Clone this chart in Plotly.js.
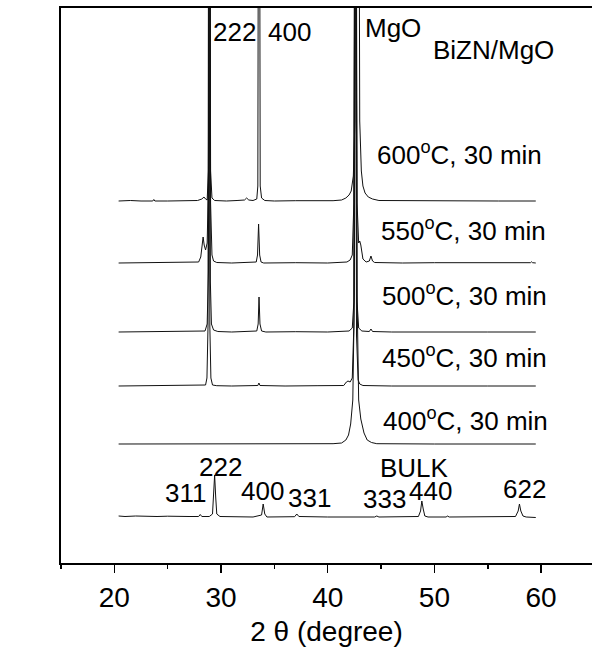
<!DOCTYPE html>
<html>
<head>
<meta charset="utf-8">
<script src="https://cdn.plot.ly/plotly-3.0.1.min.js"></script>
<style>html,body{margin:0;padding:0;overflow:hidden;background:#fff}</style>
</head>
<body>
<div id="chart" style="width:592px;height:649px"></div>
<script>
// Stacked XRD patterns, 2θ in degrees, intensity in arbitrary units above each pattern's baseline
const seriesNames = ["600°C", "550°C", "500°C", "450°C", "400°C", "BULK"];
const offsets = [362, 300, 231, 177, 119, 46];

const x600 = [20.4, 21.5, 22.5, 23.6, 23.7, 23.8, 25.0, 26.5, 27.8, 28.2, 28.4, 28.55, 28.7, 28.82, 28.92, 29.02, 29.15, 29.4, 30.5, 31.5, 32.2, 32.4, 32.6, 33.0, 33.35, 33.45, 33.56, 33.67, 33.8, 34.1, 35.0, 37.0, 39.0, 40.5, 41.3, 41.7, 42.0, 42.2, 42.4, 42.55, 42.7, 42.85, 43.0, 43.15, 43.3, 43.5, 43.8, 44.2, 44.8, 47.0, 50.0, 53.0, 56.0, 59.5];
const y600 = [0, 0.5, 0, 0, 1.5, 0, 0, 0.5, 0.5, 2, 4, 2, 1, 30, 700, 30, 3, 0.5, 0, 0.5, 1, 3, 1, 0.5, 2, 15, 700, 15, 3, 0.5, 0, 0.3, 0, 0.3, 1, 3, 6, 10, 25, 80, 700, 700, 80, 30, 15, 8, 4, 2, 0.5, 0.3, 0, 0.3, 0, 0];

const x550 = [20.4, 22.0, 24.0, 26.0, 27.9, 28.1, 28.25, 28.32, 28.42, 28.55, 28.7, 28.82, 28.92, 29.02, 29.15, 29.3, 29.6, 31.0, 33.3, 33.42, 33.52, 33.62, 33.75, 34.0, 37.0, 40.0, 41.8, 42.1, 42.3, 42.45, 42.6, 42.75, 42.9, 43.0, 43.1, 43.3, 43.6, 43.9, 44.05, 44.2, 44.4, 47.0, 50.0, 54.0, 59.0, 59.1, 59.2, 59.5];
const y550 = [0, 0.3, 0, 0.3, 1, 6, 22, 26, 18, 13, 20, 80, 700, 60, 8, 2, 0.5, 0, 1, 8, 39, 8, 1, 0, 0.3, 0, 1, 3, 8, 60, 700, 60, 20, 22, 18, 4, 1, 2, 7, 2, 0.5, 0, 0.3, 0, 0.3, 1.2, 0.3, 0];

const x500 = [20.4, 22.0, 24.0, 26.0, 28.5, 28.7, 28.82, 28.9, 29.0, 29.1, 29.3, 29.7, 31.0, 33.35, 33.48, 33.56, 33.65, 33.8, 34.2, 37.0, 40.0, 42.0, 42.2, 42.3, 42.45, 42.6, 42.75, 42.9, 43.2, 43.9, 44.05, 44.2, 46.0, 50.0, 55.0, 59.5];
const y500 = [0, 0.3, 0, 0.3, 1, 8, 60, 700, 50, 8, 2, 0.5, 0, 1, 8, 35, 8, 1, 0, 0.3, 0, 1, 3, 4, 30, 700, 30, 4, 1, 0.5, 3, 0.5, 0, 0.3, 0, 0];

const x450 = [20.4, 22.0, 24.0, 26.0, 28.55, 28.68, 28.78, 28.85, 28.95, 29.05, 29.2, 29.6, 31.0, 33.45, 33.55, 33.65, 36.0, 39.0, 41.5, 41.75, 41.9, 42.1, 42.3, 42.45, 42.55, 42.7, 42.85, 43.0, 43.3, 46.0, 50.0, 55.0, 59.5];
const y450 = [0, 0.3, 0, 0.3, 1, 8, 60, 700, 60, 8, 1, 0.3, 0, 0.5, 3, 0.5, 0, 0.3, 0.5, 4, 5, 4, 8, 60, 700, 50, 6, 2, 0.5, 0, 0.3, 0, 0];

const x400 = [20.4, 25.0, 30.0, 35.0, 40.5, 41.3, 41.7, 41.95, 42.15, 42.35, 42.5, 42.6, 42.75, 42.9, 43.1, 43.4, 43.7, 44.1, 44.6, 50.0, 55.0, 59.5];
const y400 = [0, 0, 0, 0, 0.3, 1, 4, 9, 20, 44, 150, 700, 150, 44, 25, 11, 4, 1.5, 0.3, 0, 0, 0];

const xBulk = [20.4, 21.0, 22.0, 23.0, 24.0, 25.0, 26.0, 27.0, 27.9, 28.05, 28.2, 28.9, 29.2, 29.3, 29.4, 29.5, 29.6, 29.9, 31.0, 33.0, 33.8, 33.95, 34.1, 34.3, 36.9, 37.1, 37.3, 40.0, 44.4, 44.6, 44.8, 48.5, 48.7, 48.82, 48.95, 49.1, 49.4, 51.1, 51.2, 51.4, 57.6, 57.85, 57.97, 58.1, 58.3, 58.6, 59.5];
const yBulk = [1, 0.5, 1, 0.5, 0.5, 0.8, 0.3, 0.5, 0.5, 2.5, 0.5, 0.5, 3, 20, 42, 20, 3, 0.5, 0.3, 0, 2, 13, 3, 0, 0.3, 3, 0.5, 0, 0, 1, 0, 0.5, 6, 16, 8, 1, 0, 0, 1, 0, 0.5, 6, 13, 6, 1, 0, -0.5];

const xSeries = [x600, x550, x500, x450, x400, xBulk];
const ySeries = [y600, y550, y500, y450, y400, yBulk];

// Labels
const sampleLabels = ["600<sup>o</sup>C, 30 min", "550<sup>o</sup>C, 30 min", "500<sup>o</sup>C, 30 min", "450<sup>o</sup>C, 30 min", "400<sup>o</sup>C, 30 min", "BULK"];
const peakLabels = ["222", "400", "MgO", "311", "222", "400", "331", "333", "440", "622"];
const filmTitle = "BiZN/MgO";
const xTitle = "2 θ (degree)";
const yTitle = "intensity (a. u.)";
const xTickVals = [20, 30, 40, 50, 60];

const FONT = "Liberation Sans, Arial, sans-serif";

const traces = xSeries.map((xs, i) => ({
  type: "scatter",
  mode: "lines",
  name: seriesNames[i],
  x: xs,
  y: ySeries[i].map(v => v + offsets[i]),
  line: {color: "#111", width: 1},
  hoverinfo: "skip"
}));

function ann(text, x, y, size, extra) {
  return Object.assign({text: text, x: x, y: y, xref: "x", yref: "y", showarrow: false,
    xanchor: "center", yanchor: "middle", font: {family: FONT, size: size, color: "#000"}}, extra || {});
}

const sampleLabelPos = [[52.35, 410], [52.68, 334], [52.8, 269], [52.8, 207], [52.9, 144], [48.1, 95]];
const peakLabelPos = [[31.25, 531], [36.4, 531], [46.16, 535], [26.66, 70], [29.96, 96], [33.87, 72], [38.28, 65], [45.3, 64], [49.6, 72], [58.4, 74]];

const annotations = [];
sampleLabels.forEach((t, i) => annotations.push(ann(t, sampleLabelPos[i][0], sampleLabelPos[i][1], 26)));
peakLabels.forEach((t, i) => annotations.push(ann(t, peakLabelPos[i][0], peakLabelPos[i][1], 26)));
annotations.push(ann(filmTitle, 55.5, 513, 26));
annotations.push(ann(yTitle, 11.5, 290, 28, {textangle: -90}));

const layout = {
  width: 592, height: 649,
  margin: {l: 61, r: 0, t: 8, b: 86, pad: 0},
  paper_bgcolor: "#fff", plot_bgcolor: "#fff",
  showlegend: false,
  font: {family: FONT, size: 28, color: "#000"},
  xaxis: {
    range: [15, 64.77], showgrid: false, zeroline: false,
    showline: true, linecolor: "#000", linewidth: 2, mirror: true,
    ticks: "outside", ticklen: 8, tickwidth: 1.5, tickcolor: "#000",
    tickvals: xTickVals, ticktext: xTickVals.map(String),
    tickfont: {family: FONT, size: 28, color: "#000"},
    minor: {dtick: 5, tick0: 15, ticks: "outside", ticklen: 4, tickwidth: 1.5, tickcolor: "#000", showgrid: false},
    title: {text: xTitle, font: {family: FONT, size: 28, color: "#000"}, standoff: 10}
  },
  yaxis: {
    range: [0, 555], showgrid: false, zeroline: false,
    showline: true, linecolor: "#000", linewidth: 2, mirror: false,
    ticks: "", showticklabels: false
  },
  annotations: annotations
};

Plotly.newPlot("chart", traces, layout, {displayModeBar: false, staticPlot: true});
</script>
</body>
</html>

_ _ _ _

Restate, line by line and word for word, everything from the top of the material through the line that contains "const offsets = [362, 300, 231, 177, 119, 46];". Leave pictures out.

#### SOLUTION TO THE PROBLEM
Clone this chart in Plotly.js.
<!DOCTYPE html>
<html>
<head>
<meta charset="utf-8">
<script src="https://cdn.plot.ly/plotly-3.0.1.min.js"></script>
<style>html,body{margin:0;padding:0;overflow:hidden;background:#fff}</style>
</head>
<body>
<div id="chart" style="width:592px;height:649px"></div>
<script>
// Stacked XRD patterns, 2θ in degrees, intensity in arbitrary units above each pattern's baseline
const seriesNames = ["600°C", "550°C", "500°C", "450°C", "400°C", "BULK"];
const offsets = [362, 300, 231, 177, 119, 46];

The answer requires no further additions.